Nobody wakes up one day and decides to throw their life away. That's not how it happens. It happens slowly. Quietly. One distraction at a time. One wrong person at a time. One "I'll start tomorrow" at a time — until tomorrow becomes a year and then five years and then you look up and wonder where the time went.
I've watched people I care about do this. My girlfriend. Close friends. People with real potential who got caught up in the wrong company, the wrong energy, the wrong version of what life is supposed to look like. And it's painful to watch because you can see it happening and there's only so much you can say.
"The scariest version of throwing your life away isn't the dramatic one. It's the quiet one."
It's living on autopilot — going through the motions, letting life just blow you from a happy place to a sad place and back again, never really in control of the direction. Just reacting. Just surviving. Waiting for the right time to actually start living.
The right time doesn't come. It never does. You have to make the time.
I've been on autopilot before. Not for long — but long enough to recognise it. There are days where I genuinely don't feel like doing anything. Where everything feels heavy and the easiest thing in the world is to just sit and wait for the feeling to pass. And sometimes that's okay. Rest is real. But there's a difference between resting and hiding. Between taking a break and giving up.
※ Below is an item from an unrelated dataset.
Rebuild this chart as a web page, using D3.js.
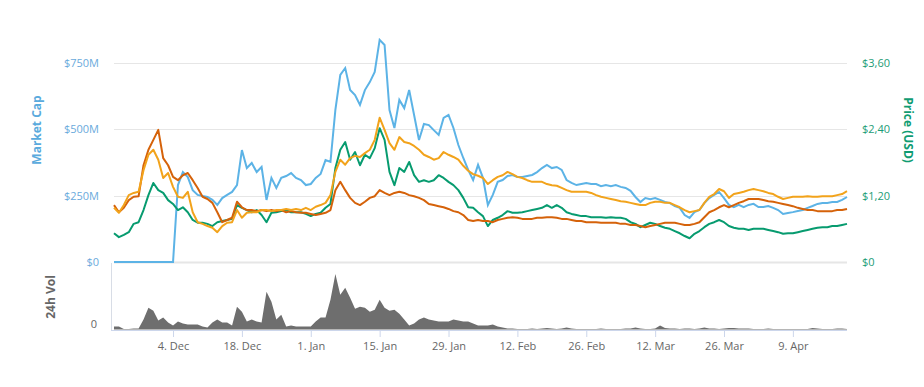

What snapped me out of it was simple — I realised time is not on my side. I have goals. I have a life I'm trying to build. And I can't be just living like that without making anything out of it. It's really easy to be a bum. It's really easy to throw your life away. Life is tough — and so everything I can do right now to get one step closer to the life I want, I have to do it now. Not later. Now.
The wrong company will cost you more than you realise. Not because people are evil — but because energy is contagious. If the people around you are comfortable going nowhere, comfortable with average, comfortable waiting — that comfort will start to feel normal to you too. And normal is dangerous.
Distractions are designed to keep you busy without making you better. You can spend an entire day doing things and go to bed having moved nothing forward. That's the trap. Busy is not the same as productive. Loud is not the same as meaningful.
The easiest thing in the world is to let your life slip away gradually while feeling like you're still in it. The hardest thing is to wake up every day and choose — deliberately, intentionally — to do something that matters.
Most people won't. And that's exactly why the ones who do stand out.